The Bassermann'sche Verlagsbuchhandlung, today Bassermann Verlag, is a publisher based in Munich. The publisher is part of Random House.

== History ==
The publisher was founded in 1843 as Bassermann & Mathy by Friedrich Daniel Bassermann and Karl Mathy in Mannheim. At this time, Bassermann published nonfiction and novels by authors such as August Heinrich Hoffmann von Fallersleben. After Mathy left the publisher, it was renamed to the Bassermann'sche Verlagsbuchhandlung in 1854. Ten years after the death of the founder, his son, Otto Friedrich Bassermann, took over the management of the publisher and moved its headquarters to Heidelberg. From there it was transferred to Munich in 1878. Bassermann junior succeeded to win the author Wilhelm Busch for his publisher. Busch published between 1872 and 1904 all his books at Bassermann and became the principal author of the Bassermann.

In 1973 Frank Sicker bought the publisher and moved it from Munich to Niedernhausen. The books published were part of the assortment of the Falken-Verlag, which also belonged to Frank Sicker. The Bassermann'sche Verlagsbuchhandlung did not publish anything until 1988 when Sicker started a new publishing program under the name Bassermann Verlag.

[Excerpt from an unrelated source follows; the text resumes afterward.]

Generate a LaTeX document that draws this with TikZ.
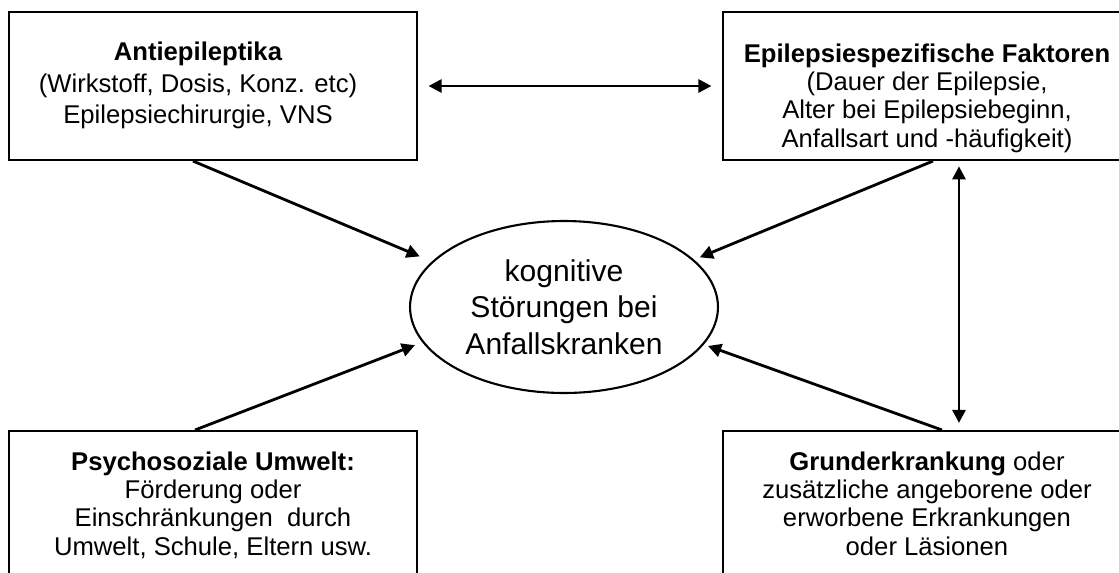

In 1998, Random House publishing group bought the publisher and moved its headquarters in 2002 to Munich once again.

== Program ==
The Bassermann Verlag describes itself as "dedicated to inexpensive special issues on popular topics, especially in the areas of guides and nonfiction as well as high-quality illustrated books" According to their records they published about 130 new books each year.